The radar upgrade is part of the larger Combat Systems Integration contract, awarded to Lockheed Martin Canada in 2008. As part of this order, subsidiary Saab Microwave Canada Ltd. in Halifax, Nova Scotia, will provide additional support services for the Canadian Navy. Saab Group.
Oct 1/10: Canada’s Department of National Defence announces that the HMCS Halifax has begun its refit and modernization at Halifax Shipyards in Nova Scotia under a C$ 549 million contract. The HMCS Halifax is the first frigate to undergo refit and modernization under the FELEX program.
Aug 11/10: CDR. Lockheed Martin announces that its Halifax Class upgrade program has just completed its Critical Design Review. The CDR covered Lockheed Martin’s designs and plans for shipboard systems and facilities, as well as land-based and on-board trainer systems that will accompany the upgrade.

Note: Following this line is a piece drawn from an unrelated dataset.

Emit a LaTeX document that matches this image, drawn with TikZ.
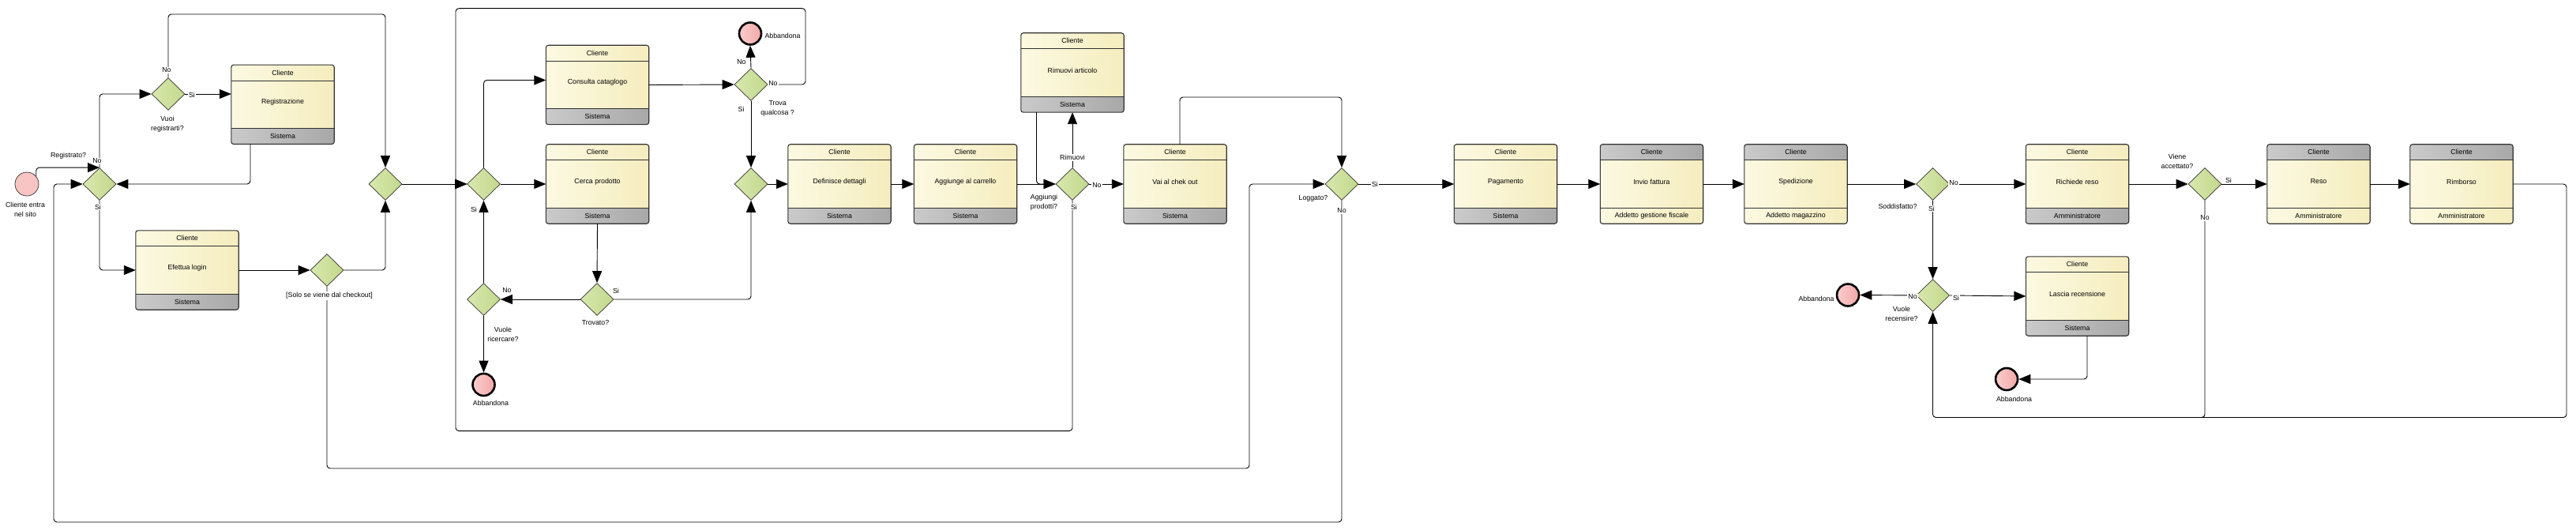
\documentclass[tikz,border=0pt]{standalone}
\usepackage{fontspec}
\newfontfamily\diafont{Liberation Sans}
\usetikzlibrary{arrows.meta,shapes.geometric}
\definecolor{yL}{RGB}{252,249,226}
\definecolor{yR}{RGB}{245,237,190}
\definecolor{gL}{RGB}{202,202,202}
\definecolor{gR}{RGB}{168,168,168}
\definecolor{dL}{RGB}{216,232,174}
\definecolor{dR}{RGB}{194,216,140}
\definecolor{eL}{RGB}{251,204,204}
\definecolor{eR}{RGB}{243,168,168}
\definecolor{sF}{RGB}{248,196,196}
\definecolor{bord}{RGB}{50,50,50}
\newcommand\actbox[7]{%
  \node[abox] (#1) at (#2,#3) {};
  \begin{scope}
    \clip[rounded corners=3pt] (#1.north west) rectangle (#1.south east);
    \path[#5] (#1.north west) rectangle ([yshift=-20pt]#1.north east);
    \path[ybody] ([yshift=-20pt]#1.north west) rectangle ([yshift=20pt]#1.south east);
    \path[#7] ([yshift=20pt]#1.south west) rectangle (#1.south east);
  \end{scope}
  \draw[sepline] ([yshift=-20pt]#1.north west) -- ([yshift=-20pt]#1.north east);
  \draw[sepline] ([yshift=20pt]#1.south west) -- ([yshift=20pt]#1.south east);
  \draw[boxborder] (#1.north west) rectangle (#1.south east);
  \node[txt] (#1-h) at ([yshift=-10pt]#1.north) {Cliente};
  \node[txt] (#1-t) at ([yshift=3pt]#1.center) {#4};
  \node[txt] (#1-f) at ([yshift=10pt]#1.south) {#6};
}
\begin{document}
\begin{tikzpicture}[x=1pt,y=-1pt,
  txt/.style={font=\diafont\fontsize{8.8}{12}\selectfont, inner sep=0pt, align=center},
  lbl/.style={txt, inner sep=1pt},
  onl/.style={lbl, fill=white},
  abox/.style={rectangle, minimum width=130pt, minimum height=100pt, inner sep=0pt},
  ybody/.style={left color=yL, right color=yR},
  Y/.style={left color=yL, right color=yR},
  G/.style={left color=gL, right color=gR},
  sepline/.style={draw=bord, line width=0.9pt},
  boxborder/.style={draw=bord, line width=1.1pt, rounded corners=3pt},
  dia/.style={diamond, draw=bord, line width=0.7pt, minimum width=42pt, minimum height=41pt, inner sep=0pt, left color=dL, right color=dR},
  startev/.style={circle, draw=bord, line width=0.7pt, minimum size=30pt, inner sep=0pt, fill=sF},
  endev/.style={circle, draw=black, line width=2.6pt, minimum size=28pt, inner sep=0pt, left color=eL, right color=eR},
  line/.style={draw=black, line width=0.9pt, rounded corners=4pt},
  flow/.style={line, -{Triangle[length=15pt,width=12pt]}}
]
\useasboundingbox (0,0) rectangle (3262,671);

% ---------- nodes ----------
\node[startev] (S) at (34,233) {};
\node[dia] (D1) at (126,233) {};
\node[dia] (D2) at (213,119) {};
\actbox{R}{358}{132.3}{Registrazione}{Y}{Sistema}{G}
\node[dia] (D3) at (488,233) {};
\actbox{L}{237}{342}{Efettua login}{Y}{Sistema}{G}
\node[dia] (D4) at (414,342) {};
\node[dia] (D5) at (612.5,233) {};
\actbox{C}{756.5}{107.5}{Consulta cataglogo}{Y}{Sistema}{G}
\actbox{P}{756.5}{233}{Cerca prodotto}{Y}{Sistema}{G}
\node[dia] (D6) at (951,107) {};
\node[endev] (E1) at (950,42.5) {};
\node[dia] (D7) at (951,233) {};
\actbox{DD}{1063}{233}{Definisce dettagli}{Y}{Sistema}{G}
\node[dia] (D8) at (756,379) {};
\node[dia] (D9) at (612.5,379) {};
\node[endev] (E2) at (612.5,487) {};
\actbox{AG}{1222.5}{233}{Aggiunge al carrello}{Y}{Sistema}{G}
\node[dia] (D10) at (1358,233) {};
\actbox{RA}{1358}{92}{Rimuovi articolo}{Y}{Sistema}{G}
\actbox{VC}{1488}{233}{Vai al chek out}{Y}{Sistema}{G}
\node[dia] (DL) at (1699,233) {};
\actbox{PG}{1906.5}{233}{Pagamento}{Y}{Sistema}{G}
\actbox{IF}{2091.5}{233}{Invio fattura}{G}{Addetto gestione fiscale}{Y}
\actbox{SP}{2274}{233}{Spedizione}{G}{Addetto magazzino}{Y}
\node[dia] (DS) at (2447.5,233) {};
\actbox{RR}{2630.5}{233}{Richiede reso}{Y}{Amministratore}{G}
\node[dia] (DR) at (2447.5,374) {};
\node[endev] (E3) at (2340,373.5) {};
\actbox{LR}{2630.5}{375}{Lascia recensione}{Y}{Sistema}{G}
\node[endev] (E4) at (2541,480) {};
\node[dia] (DA) at (2792,233) {};
\actbox{RS}{2936}{233}{Reso}{G}{Amministratore}{Y}
\actbox{RB}{3117}{233}{Rimborso}{G}{Amministratore}{Y}

% ---------- connectors ----------
\draw[flow] (S.40) |- (D1.north);
\draw[flow] (D1.north) |- (D2.west);
\draw[flow] (D2.east) -- (D2.east -| R.west);
\draw[flow] ([xshift=-41pt]R.south) |- (D1.east);
\draw[flow] (D2.north) |- (300,18) -| (D3.north);
\draw[flow] (D1.south) |- (L.west);
\draw[flow] (L.east) -- (D4.west);
\draw[flow] (D4.east) -| (D3.south);
\draw[flow] (D4.south) |- (1582,593) -- (1582,233) -- (DL.west);
\draw[flow] (D3.east) -- (D5.west);
\draw[flow] (D5.north) |- ([yshift=6pt]C.west);
\draw[flow] (D5.east) -- (P.west);
\draw[flow] (C.east) -- (D6.west);
\draw[flow] (D6.north) -- (E1.south);
\draw[flow] (D6.east) -| (1020,10.7) -| (577,233) -- (D5.west);
\draw[flow] (D6.south) -- (D7.north);
\draw[flow] (D7.east) -- (DD.west);
\draw[flow] (P.south) -- (D8.north);
\draw[flow] (D8.east) -| (D7.south);
\draw[flow] (D8.west) -- (D9.east);
\draw[flow] (D9.north) -- (D5.south);
\draw[flow] (D9.south) -- (E2.north);
\draw[flow] (DD.east) -- (AG.west);
\draw[flow] (AG.east) -- (D10.west);
\draw[flow] (D10.north) -- (RA.south);
\draw[flow] ([xshift=-45.5pt]RA.south) |- (D10.west);
\draw[flow] (D10.east) -- (VC.west);
\draw[flow] (D10.south) |- (577,545.6) -- (577,233) -- (D5.west);
\draw[flow] ([xshift=6pt]VC.north) |- (1600,123) -| (DL.north);
\draw[flow] (DL.east) -- (PG.west);
\draw[flow] (DL.south) |- (68,661) -- (68,233) -- (D1.west);
\draw[flow] (PG.east) -- (IF.west);
\draw[flow] (IF.east) -- (SP.west);
\draw[flow] (SP.east) -- (DS.west);
\draw[flow] (DS.east) -- (RR.west);
\draw[flow] (DS.south) -- (DR.north);
\draw[flow] (DR.west) -- (E3.east);
\draw[flow] (DR.east) -- (LR.west);
\draw[flow] ([xshift=12.5pt]LR.south) |- (E4.east);
\draw[flow] (RR.east) -- (DA.west);
\draw[flow] (DA.east) -- (RS.west);
\draw[flow] (RS.east) -- (RB.west);
\draw[flow] (RB.east) -| (3250,528.5) -| (DR.south);
\draw[line] (DA.south) |- (2760,528.5);

% ---------- labels ----------
\node[lbl] (tS) at (32,265.5) {Cliente entra\\nel sito};
\node[lbl] (tReg) at (86.6,197) {Registrato?};
\node[onl] (t1n) at (123,204) {No};
\node[onl] (t1s) at (124,262) {Si};
\node[onl] (t2n) at (211,89) {No};
\node[onl] (t2s) at (243,120) {Si};
\node[lbl] (t2) at (212,157) {Vuoi\\registrarti?};
\node[onl] (t4) at (417,374.4) {[Solo se viene dal checkout]};
\node[lbl] (t5s) at (600,265) {Si};
\node[lbl] (t6n) at (939,79) {No};
\node[onl] (t6n2) at (979,106) {No};
\node[lbl] (t6s) at (938.6,138) {Si};
\node[lbl] (t6) at (984.6,137) {Trova\\qualcosa ?};
\node[lbl] (tE1) at (991,45.8) {Abbandona};
\node[lbl] (t8s) at (780,368) {Si};
\node[lbl] (t8) at (754,408.6) {Trovato?};
\node[lbl] (t9n) at (642,368) {No};
\node[lbl] (t9) at (637,423.5) {Vuole\\ricercare?};
\node[lbl] (tE2) at (621.5,510.5) {Abbandona};
\node[lbl] (t10) at (1322,256) {Aggiungi\\prodotti?};
\node[onl] (t10r) at (1358,199.4) {Rimuovi};
\node[onl] (t10n) at (1389,235) {No};
\node[onl] (t10s) at (1360,262) {Si};
\node[lbl] (tL) at (1663,251.6) {Loggato?};
\node[onl] (tLs) at (1741,233) {Si};
\node[onl] (tLn) at (1699,267) {No};
\node[lbl] (tS2) at (2403,261) {Soddisfatto?};
\node[onl] (tSn) at (2474,232) {No};
\node[onl] (tSs) at (2446,264) {Si};
\node[onl] (tRn) at (2422,376) {No};
\node[onl] (tRs) at (2477,377) {Si};
\node[lbl] (tR) at (2408,397) {Vuole\\recensire?};
\node[lbl] (tE3) at (2300,378.7) {Abbandona};
\node[lbl] (tE4) at (2550.5,505) {Abbandona};
\node[lbl] (tA) at (2757,204) {Viene\\accettato?};
\node[onl] (tAs) at (2822,228) {Si};
\node[onl] (tAn) at (2792,276) {No};
\end{tikzpicture}
\end{document}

The CDR clears the firms involved to begin production, integration, and installation of sensors and the combat control system as scheduled.
Jan 25/10: Buy un-American. David Pugliese of the Ottawa Citizen reports that ITAR-related delays have led Canada’s navy to modernize its Halifax Class frigates using as much non-American equipment as possible, in order to preserve both military flexibility and future export opportunities:
“It was a desire (by the customer),” Don McClure, Lockheed Martin Canada’s vice- president of business development, said of the decision to use technology that wasn’t controlled by ITAR. “The primary thing is during the life of a warship there is the need to modify certain tactics or add certain sensors and the navy didn’t want to be restricted to having to ask permission (from the U.S.) for that.”…will also allow [the Canadian firm] to market the system to other navies without having to seek U.S. permission… privately, some Canadian defence industry officials complain that the U.S. selectively uses ITARs to give equipment being provided by American-based companies an advantage in export situations. They say there have been cases where the U.S. State Department has used ITARs to prevent Canadian products from being sold overseas because those items have some American-technology in them, while at the same time giving approval to U.S. firms to sell the same components in the same foreign market.”
Technically, Canada’s DND didn’t ban ITAR-regulated equipment, just gave it a structural competitive disadvantage in its RFPs. This is so, even though Canada has some unique agreements with the USA designed to ease ITAR restrictions. The article adds quotes from Thales Canada’s Conrad Bellehumeur, who has noticed a rise in the desire for ITAR-free equipment “at the Defence Department and from military forces around the world.”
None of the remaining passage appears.